Hartwig believes the availability of worker’s comp coverage will become the major obstacle facing employers seeking coverage, especially in areas where there are large concentrations of workers. Without the option to exclude terrorism coverage in workers’ comp, insurers will look at their total risks.
“The only alternative for an insurer is to effectively non-renew a policy in order to limit its aggregate exposure in a given area,” he said. “That exposure they will measure across workers’ comp and property [insurance] … so its decision to underwrite workers’ comp is not independent of its decision to underwrite the property policy.”
If No Quick Decision
Leaders of both congressional chambers have expressed commitments to making TRIA a top priority for the new Congress. But there are, of course, no guarantees.

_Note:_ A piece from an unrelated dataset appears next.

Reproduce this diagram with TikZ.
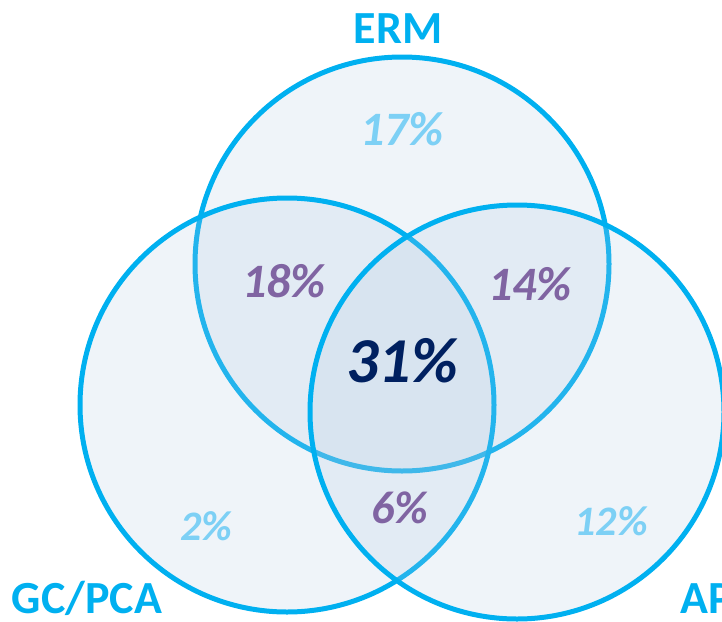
\documentclass[tikz,border=0pt]{standalone}
\usepackage{fontspec}
\setmainfont{Carlito}
\definecolor{ringblue}{HTML}{00B0F0}
\definecolor{ringfill}{RGB}{175,200,225}
\definecolor{lightpct}{HTML}{7DD0F5}
\definecolor{midpct}{HTML}{8064A2}
\definecolor{darkpct}{HTML}{002060}
\begin{document}
\begin{tikzpicture}[x=1pt, y=-1pt,
    ring/.style={draw=ringblue, line width=5pt, fill=ringfill, fill opacity=0.2},
    setname/.style={text=ringblue, anchor=base, font=\fontsize{46}{50}\selectfont\bfseries},
    pct/.style={anchor=base, font=\fontsize{#1}{#1}\selectfont\bfseries\itshape}]
    \useasboundingbox (0,0) rectangle (722,621);

    \def\ring#1#2{%
        \filldraw[ring] (#1,#2) circle[radius=207pt];
    }

    % ERM, then GC/PCA, then AP
    \ring{402}{264}
    \ring{287}{405}
    \ring{517}{412}

    % set names
    \node[setname] (erm) at (398,43) {ERM};
    \node[setname] (gcpca) at (87,613) {GC/PCA};
    \node[setname, anchor=base west] (ap) at (677,613) {AP};

    % one set only
    \node[pct=48, text=lightpct] (ermonly) at (402,145) {17\%};
    \node[pct=42, text=lightpct] (gconly) at (206,540) {2\%};
    \node[pct=42, text=lightpct] (aponly) at (611,535) {12\%};

    % two sets
    \node[pct=48, text=midpct] (ermgc) at (284,297) {18\%};
    \node[pct=48, text=midpct] (ermap) at (530,300) {14\%};
    \node[pct=46, text=midpct] (gcap) at (400,523) {6\%};

    % all three
    \node[pct=64, text=darkpct] (all) at (402,382) {31\%};
\end{tikzpicture}
\end{document}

“The new Congress is more conservative than this one,” wrote Joseph Paduda, “and the strong anti-government involvement lobby in the current Congress had already significantly diluted TRIA before one of their members killed renewal hopes with a ‘hold’ on the bill.”
Writing on his ManagedCareMatters blog in December, Paduda, the principal of Health Strategy Associates, said that even though many members of the new Congress want to keep government out of private industry, a non-renewal of TRIA could end up costing taxpayers.
The lack of TRIA will likely be felt first in so-called tier one cities — New York, Washington, Chicago, San Francisco — where there are large concentrations of workers — and value — and are deemed to be at greatest risk. But the longer times goes on without the backstop, the more limited availability may become.
“The problem is more insidious if Congress does not renew the act early in 2015,” Hartwig said. “Pressures will build thru 2015 and are likely to be felt in a shortage of coverage in tier one, also where [there are] concentrations of infrastructures with groups of many people,” such as shipping ports and airports, “even if they are not in a major urban area … It is going to be a national problem. The likely scenario is that policies are not renewed, or [are renewed] at higher prices, or end up in state residual market plans.”
Some practitioners have indicated the lack of a TRIA –type program may not have a major impact on availability and/or prices. Others counter that attitude.
“There is some sentiment that the absence of TRIA is no big deal, but they do not understand that shifting risks to residual markets is not a panacea,” said Bruce Wood, vice president and associate general counsel for the American Insurance Association. “Indeed, shifting risks to residual markets that are assigned risk plans retains this risk within the same insurance industry that has not been able to procure the reinsurance required to continue writing that risk in voluntary markets. If a residual market is a state fund, depending on the state fund, that is shifting risk to a state’s taxpayers or to the same industry, if the state fund is a member of the state’s guaranty fund.”
Wood and others also point to a study produced earlier this year by the RAND Corporation that looked at possible impacts on workers’ comp in the absence of TRIA.
“Migration of terrorism risk to residual markets following TRIA expiration would give residual markets and other state institutions a larger role in the allocation of catastrophic losses covered by workers’ comp in a future large terror attack,” the report said. “Whereas TRIA serves to spread catastrophe risk broadly over the entire U.S. commercial property and casualty insurance industry and its policyholders, TRIA expiration could lead to a large share of catastrophic losses being borne within the state in which the attack occurs. Within most states in which an attack occurs, losses would be shared broadly by all P&C policyholders (i.e., businesses) in the state; in a minority of states, losses would instead be borne by state budgets, and thus by taxpayers and state residents at large.”
Proponents of TRIA are hoping the 114th Congress will move swiftly to address TRIA and make it retroactive to Jan. 1.